══ AVAILABLE DATA ══

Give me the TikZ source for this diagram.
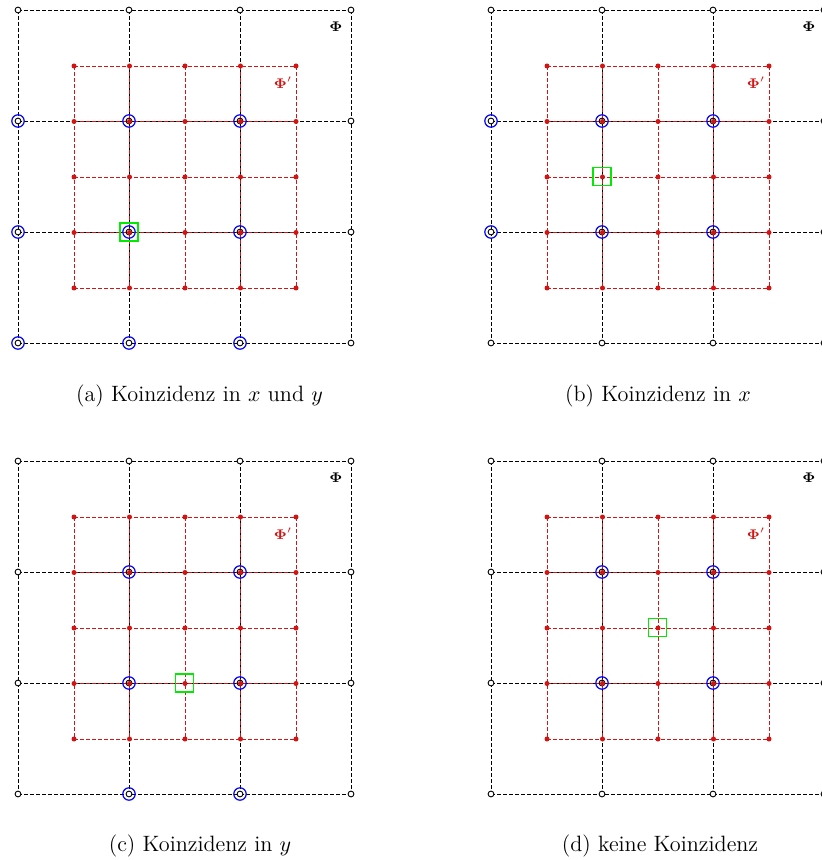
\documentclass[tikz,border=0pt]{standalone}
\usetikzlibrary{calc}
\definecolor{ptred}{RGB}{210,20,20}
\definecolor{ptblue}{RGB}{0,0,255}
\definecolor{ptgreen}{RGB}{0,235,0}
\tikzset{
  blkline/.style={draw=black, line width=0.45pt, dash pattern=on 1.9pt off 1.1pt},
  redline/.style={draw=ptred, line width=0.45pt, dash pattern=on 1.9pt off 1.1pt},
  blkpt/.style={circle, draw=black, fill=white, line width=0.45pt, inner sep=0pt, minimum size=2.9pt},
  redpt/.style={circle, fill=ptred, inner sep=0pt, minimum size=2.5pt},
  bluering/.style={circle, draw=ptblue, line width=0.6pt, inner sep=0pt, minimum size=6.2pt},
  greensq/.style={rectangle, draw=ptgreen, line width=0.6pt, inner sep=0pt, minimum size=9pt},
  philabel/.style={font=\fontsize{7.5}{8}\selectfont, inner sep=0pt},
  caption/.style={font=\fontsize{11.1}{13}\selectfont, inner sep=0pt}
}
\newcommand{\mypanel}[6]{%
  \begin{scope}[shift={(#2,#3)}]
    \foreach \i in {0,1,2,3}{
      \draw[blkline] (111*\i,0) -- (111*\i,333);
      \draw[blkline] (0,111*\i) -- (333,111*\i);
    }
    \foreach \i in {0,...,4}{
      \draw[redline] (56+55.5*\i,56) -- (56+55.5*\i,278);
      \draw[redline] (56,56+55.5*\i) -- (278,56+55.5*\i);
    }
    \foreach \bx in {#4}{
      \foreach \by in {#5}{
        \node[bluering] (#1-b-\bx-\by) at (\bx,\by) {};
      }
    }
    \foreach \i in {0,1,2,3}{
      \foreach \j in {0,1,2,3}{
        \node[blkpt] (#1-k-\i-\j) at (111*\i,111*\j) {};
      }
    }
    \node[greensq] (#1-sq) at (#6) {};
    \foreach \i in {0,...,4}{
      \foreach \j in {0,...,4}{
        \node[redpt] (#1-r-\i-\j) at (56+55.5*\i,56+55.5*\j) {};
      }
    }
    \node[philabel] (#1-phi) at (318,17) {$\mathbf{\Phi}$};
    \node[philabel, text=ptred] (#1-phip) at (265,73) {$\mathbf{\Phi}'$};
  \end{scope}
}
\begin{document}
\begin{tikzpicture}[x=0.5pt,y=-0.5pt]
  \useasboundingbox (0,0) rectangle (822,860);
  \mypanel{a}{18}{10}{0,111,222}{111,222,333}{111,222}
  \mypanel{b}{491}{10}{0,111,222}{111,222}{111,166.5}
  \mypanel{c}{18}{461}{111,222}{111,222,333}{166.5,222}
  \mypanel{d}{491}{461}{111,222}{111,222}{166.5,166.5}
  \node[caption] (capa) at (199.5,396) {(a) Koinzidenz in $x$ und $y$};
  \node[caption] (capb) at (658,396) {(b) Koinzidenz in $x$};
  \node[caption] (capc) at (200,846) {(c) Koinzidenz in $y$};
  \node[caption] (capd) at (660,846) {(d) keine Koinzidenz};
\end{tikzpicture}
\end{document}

═══

WHAT TO PRODUCE: Reproduce the material word for word, minus the images.

SOLUTION BELOW:
Give me the TikZ source for this diagram.
\documentclass[tikz,border=0pt]{standalone}
\usetikzlibrary{calc}
\definecolor{ptred}{RGB}{210,20,20}
\definecolor{ptblue}{RGB}{0,0,255}
\definecolor{ptgreen}{RGB}{0,235,0}
\tikzset{
  blkline/.style={draw=black, line width=0.45pt, dash pattern=on 1.9pt off 1.1pt},
  redline/.style={draw=ptred, line width=0.45pt, dash pattern=on 1.9pt off 1.1pt},
  blkpt/.style={circle, draw=black, fill=white, line width=0.45pt, inner sep=0pt, minimum size=2.9pt},
  redpt/.style={circle, fill=ptred, inner sep=0pt, minimum size=2.5pt},
  bluering/.style={circle, draw=ptblue, line width=0.6pt, inner sep=0pt, minimum size=6.2pt},
  greensq/.style={rectangle, draw=ptgreen, line width=0.6pt, inner sep=0pt, minimum size=9pt},
  philabel/.style={font=\fontsize{7.5}{8}\selectfont, inner sep=0pt},
  caption/.style={font=\fontsize{11.1}{13}\selectfont, inner sep=0pt}
}
\newcommand{\mypanel}[6]{%
  \begin{scope}[shift={(#2,#3)}]
    \foreach \i in {0,1,2,3}{
      \draw[blkline] (111*\i,0) -- (111*\i,333);
      \draw[blkline] (0,111*\i) -- (333,111*\i);
    }
    \foreach \i in {0,...,4}{
      \draw[redline] (56+55.5*\i,56) -- (56+55.5*\i,278);
      \draw[redline] (56,56+55.5*\i) -- (278,56+55.5*\i);
    }
    \foreach \bx in {#4}{
      \foreach \by in {#5}{
        \node[bluering] (#1-b-\bx-\by) at (\bx,\by) {};
      }
    }
    \foreach \i in {0,1,2,3}{
      \foreach \j in {0,1,2,3}{
        \node[blkpt] (#1-k-\i-\j) at (111*\i,111*\j) {};
      }
    }
    \node[greensq] (#1-sq) at (#6) {};
    \foreach \i in {0,...,4}{
      \foreach \j in {0,...,4}{
        \node[redpt] (#1-r-\i-\j) at (56+55.5*\i,56+55.5*\j) {};
      }
    }
    \node[philabel] (#1-phi) at (318,17) {$\mathbf{\Phi}$};
    \node[philabel, text=ptred] (#1-phip) at (265,73) {$\mathbf{\Phi}'$};
  \end{scope}
}
\begin{document}
\begin{tikzpicture}[x=0.5pt,y=-0.5pt]
  \useasboundingbox (0,0) rectangle (822,860);
  \mypanel{a}{18}{10}{0,111,222}{111,222,333}{111,222}
  \mypanel{b}{491}{10}{0,111,222}{111,222}{111,166.5}
  \mypanel{c}{18}{461}{111,222}{111,222,333}{166.5,222}
  \mypanel{d}{491}{461}{111,222}{111,222}{166.5,166.5}
  \node[caption] (capa) at (199.5,396) {(a) Koinzidenz in $x$ und $y$};
  \node[caption] (capb) at (658,396) {(b) Koinzidenz in $x$};
  \node[caption] (capc) at (200,846) {(c) Koinzidenz in $y$};
  \node[caption] (capd) at (660,846) {(d) keine Koinzidenz};
\end{tikzpicture}
\end{document}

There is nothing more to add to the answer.